Let’s not sugarcoat it. Fans are pissed. For years, GTA forums have lived on scraps — blurry street signs in trailers, job listings from Rockstar, even TikToks with “leaked” maps. Everyone thought 2025 was the year. Now, it’s another 12 months of speculation, and not all of it’s healthy.

But here’s the twist: the hype isn’t dying — it’s mutating.

Communities are recalibrating their expectations. Some are diving into older Rockstar titles, some are shifting loyalty to open-world competitors like Cyberpunk 2077 (post-repair), Starfield, or even Red Dead Online. Rockstar will need to start playing defense with proactive fan engagement — think dev diaries, behind-the-scenes content, maybe even community events — to keep the emotional investment alive.

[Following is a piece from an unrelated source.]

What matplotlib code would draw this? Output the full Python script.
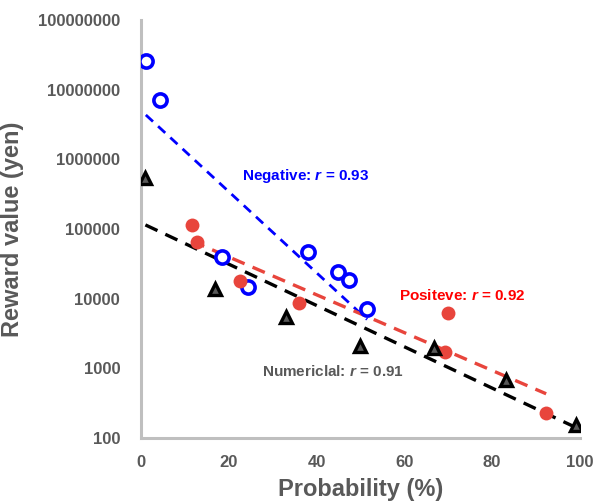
import numpy as np
import matplotlib
matplotlib.use("Agg")
import matplotlib.pyplot as plt
from matplotlib.ticker import FixedLocator, FuncFormatter

plt.rcParams['font.family'] = ['Liberation Sans', 'DejaVu Sans']
plt.rcParams['font.weight'] = 'bold'
plt.rcParams['mathtext.fontset'] = 'custom'
plt.rcParams['mathtext.it'] = 'Liberation Sans:italic:bold'
plt.rcParams['mathtext.rm'] = 'Liberation Sans:bold'

# probability (%) vs. reward value (yen) for each condition
neg_prob = [1.1, 4.3, 18.5, 24.4, 38.0, 44.9, 47.4, 51.5]
neg_value = [2.6e7, 7.1e6, 4.0e4, 1.48e4, 4.7e4, 2.4e4, 1.86e4, 7.1e3]

pos_prob = [11.6, 12.8, 22.6, 36.0, 69.9, 69.2, 92.3]
pos_value = [1.14e5, 6.5e4, 1.8e4, 8.7e3, 6.3e3, 1.7e3, 230]

num_prob = [1.0, 16.9, 33.0, 49.9, 66.7, 83.1, 99.0]
num_value = [5.4e5, 1.38e4, 5.5e3, 2.1e3, 1.97e3, 684, 155]

x_ticks = [0, 20, 40, 60, 80, 100]
y_ticks = [1e2, 1e3, 1e4, 1e5, 1e6, 1e7, 1e8]

gray = '#595959'
blue = '#0000FF'
red = '#E8453C'


def exp_trend(x, y):
    # exponential trendline: linear fit of log10(y) over the data's x range
    k, b = np.polyfit(x, np.log10(y), 1)
    xs = np.linspace(min(x), max(x), 100)
    return xs, 10 ** (k * xs + b)


fig = plt.figure(figsize=(5.93, 5.01), dpi=100)
ax = fig.add_axes([0.2378, 0.1257, 0.978 - 0.2378, 0.960 - 0.1257])

xs, ys = exp_trend(neg_prob, neg_value)
ax.plot(xs, ys, color=blue, lw=2.0, ls=(0, (3.5, 2.5)), zorder=2)
xs, ys = exp_trend(pos_prob, pos_value)
ax.plot(xs, ys, color=red, lw=2.4, ls=(0, (4, 2.6)), zorder=2)
xs, ys = exp_trend(num_prob, num_value)
ax.plot(xs, ys, color='black', lw=2.4, ls=(0, (4, 2.6)), zorder=2)

ax.plot(neg_prob, neg_value, 'o', ms=9.5, mfc='white', mec=blue, mew=2.6, zorder=4)
ax.plot(pos_prob, pos_value, 'o', ms=10, mfc=red, mec=red, mew=0, zorder=4)
ax.plot(num_prob, num_value, '^', ms=9, mfc=gray, mec='black', mew=2.4, zorder=4)

ax.text(23.0, 5.8e5, 'Negative: $r$ = 0.93', color=blue, fontsize=11,
        fontweight='bold', va='center', ha='left')
ax.text(58.8, 1.1e4, 'Positeve: $r$ = 0.92', color='#FF0000', fontsize=11,
        fontweight='bold', va='center', ha='left')
ax.text(27.6, 890, 'Numericlal: $r$ = 0.91', color=gray, fontsize=11,
        fontweight='bold', va='center', ha='left')

ax.set_yscale('log')
ax.set_xlim(0, 100)
ax.set_ylim(100, 1e8)
ax.xaxis.set_major_locator(FixedLocator(x_ticks))
ax.yaxis.set_major_locator(FixedLocator(y_ticks))
ax.yaxis.set_minor_locator(FixedLocator([]))
ax.yaxis.set_major_formatter(FuncFormatter(lambda v, p: f'{int(round(v))}'))
ax.tick_params(axis='both', length=0, labelsize=12, labelcolor=gray)
ax.tick_params(axis='y', pad=15)
ax.tick_params(axis='x', pad=12)
for lab in ax.get_xticklabels() + ax.get_yticklabels():
    lab.set_fontweight('bold')

for side in ['top', 'right']:
    ax.spines[side].set_visible(False)
for side in ['left', 'bottom']:
    ax.spines[side].set_color('#BFBFBF')
    ax.spines[side].set_linewidth(2.2)

ax.set_xlabel('Probability (%)', fontsize=17, fontweight='bold', color=gray, labelpad=6)
ax.set_ylabel('Reward value (yen)', fontsize=17, fontweight='bold', color=gray, labelpad=10)

fig.savefig('out.png', dpi=100)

Also, don’t sleep on the indie boom. Delays like this create a vacuum for new IPs. With players itching for meaningful open-world experiences, a scrappy studio with the right idea and timing could find its moment.


Future Releases: The Domino Effect

Here’s where it gets long-term. A shift this big doesn’t just impact one game — it reorders the release ecosystem.

Major publishers are now reworking their roadmaps. Expect a reshuffling of 2025 and 2026 release calendars to avoid direct competition with GTA VI, which will no doubt dominate sales, headlines, and player attention for months. The result? Either a 2026 flood of triple-A releases or a deliberate staggering to avoid the Rockstar juggernaut.

But the bigger story? GTA VI’s delay might actually be good for the industry.

In a world where early access and broken Day One patches are the norm, Rockstar’s commitment to polish might become the new standard. Studios are watching — and if a title this big can take its time, maybe they can too. This could mark the beginning of a new era: fewer crunch cycles, less vaporware, and more thoughtful releases. Maybe.


 The Bottom Line

The delay of Grand Theft Auto VI isn’t just a disappointment. It’s a tectonic shift. It’s changing how money moves, how fans engage, and how studios build their futures.

Yes, the game’s absence in 2025 will sting — for wallets, for fans, and for console makers alike. But in its place, a broader conversation is emerging. About patience. About polish. About playing the long game.

And come May 2026, when GTA VI finally drops — you can bet the whole world will be watching. Again.